Изменить размер шрифта - +
Судьба была ко мне благосклонна и дала много больше того, на что я мог рассчитывать и уповать. Но мастерить себе монумент не стану. За славой не гонюсь. Да и что есть слава? Дым!

Итак, я хочу всего лишь рассказать кое о чем, вспомнить веселые и грустные эпизоды этого стремительного и оказавшегося таким коротким каботажного плаванья, имя которому — Жизнь.

 

Москва, 1952

 

Январь. Мороз градусов двадцать, на дворе воет метель. Мы с Ильей Эренбургом были приняты в Кремле очень высокопоставленными лицами и имели с ними крайне неприятную беседу. Распространяться не стану, скажу лишь, что речь шла о чехословацком писателе Яне Дрде — по его делам я и приехал из Праги в Москву, где мне, кстати, должны вручить Международную Сталинскую премию «За укрепление мира и дружбы между народами».

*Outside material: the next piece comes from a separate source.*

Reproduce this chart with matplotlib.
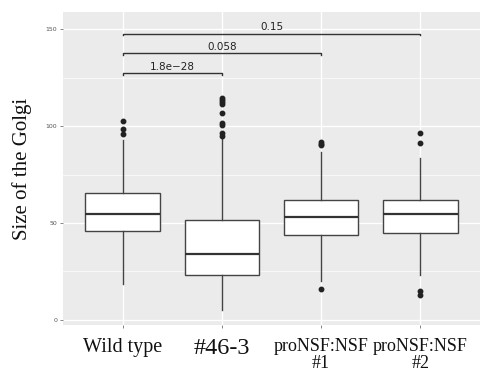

В мрачном молчании вернулись мы домой, в квартиру Эренбурга на улице Горького, выпили водки, и тут Илья мне сказал:

— Мы с тобой никогда не напишем мемуаров, Жоржи. Мы слишком много знаем.

Я припомнил недавний разговор с ответственными товарищами и согласно кивнул.

Впрочем, столь категоричное утверждение не помешало автору «Оттепели» несколько лет спустя, когда по стене советского мракобесия зазмеились первые трещины, а во тьме замерцал тоненький луч надежды, издать сколько-то томов своих воспоминаний, на последних страницах которых появляются в числе прочих и симпатичнейшие супруги Амаду.

Но вошло туда далеко не все: дочь Эренбурга Ирина рассказала мне в 1988 году, что, приводя в порядок его архив, обнаружила материала еще на несколько томов. Однако напечатать их даже в либеральные хрущевские времена Илья не смог — он и вправду слишком много знал!

Да и я за свою долгую жизнь узнал немало такого, о чем поклялся молчать до гроба. Мне известны причины и следствия дел и событий, о которых я и словом не обмолвлюсь. А известны они мне стали потому, что был я активным членом одной политической партии, организованной на военный манер, действовавшей в глубоком подполье и отнюдь не гнушавшейся подрывной деятельностью. И вот вам пожалуйста — столько лет прошло, и давным-давно уж я никакой не активист, и вечно живое всепобеждающее учение, активность эту направлявшее, кануло, сгинуло и приказало долго жить, и «реальный социализм» пришел к своему бесславному концу, а я до сих пор не считаю себя свободным от обещания держать в тайне то, что стало мне известно благодаря положению в партии. И, хоть несдержанность моя никому повредить уже не может, а тайны не имеют ни малейшего значения, я все еще не считаю себя вправе нарушить однажды данное слово и предать… Предать гласности то, что доверено мне было по секрету. Очевидно, тайны эти со мною вместе и умрут.

Как я боюсь больниц, их холодных коридоров и палат, приемного покоя — преддверия вечного. А еще больший ужас внушают мне кладбища, где даже цветы теряют свою живую прелесть и красоту. Однако есть у меня собственное мое, личное кладбище, я его открыл и освятил несколько лет назад, когда слегка огрубел душою. Я хороню там тех, кого убил, — вернее, тех, кто перестал для меня существовать, тех, кого в один прекрасный день лишил своего уважения и кто, стало быть, умер для меня.

Когда некто переходит все возможные границы и наносит мне обиду настоящую, то есть непростительную, я перестаю на него злиться и раздражаться и в драку не лезу, и отношений с ним не прерываю, и по-прежнему отвечаю ему на поклон. Нет, я сваливаю его в братскую могилу на моем кладбище, где не существует отдельных могил и семейных склепов — нет, там все лежат вповалку в безобразии и бесстыдстве свального греха. Этот некто для меня — покойник, в землю зарытый и землей присыпанный, и, что бы он ни делал, обидеть меня или ранить у него уж никак не получится.

Время от времени — и слава Богу, что не слишком часто! — хороню я тех, кто нарушил клятву, покривил душой, предал любовь, изменил дружбе, поступил бесчестно и бессовестно, тех, кто был корыстен, лжив, вероломен, лицемерен, нестерпимо заносчив — высокомерием и спесью меня ничего не стоит обидеть.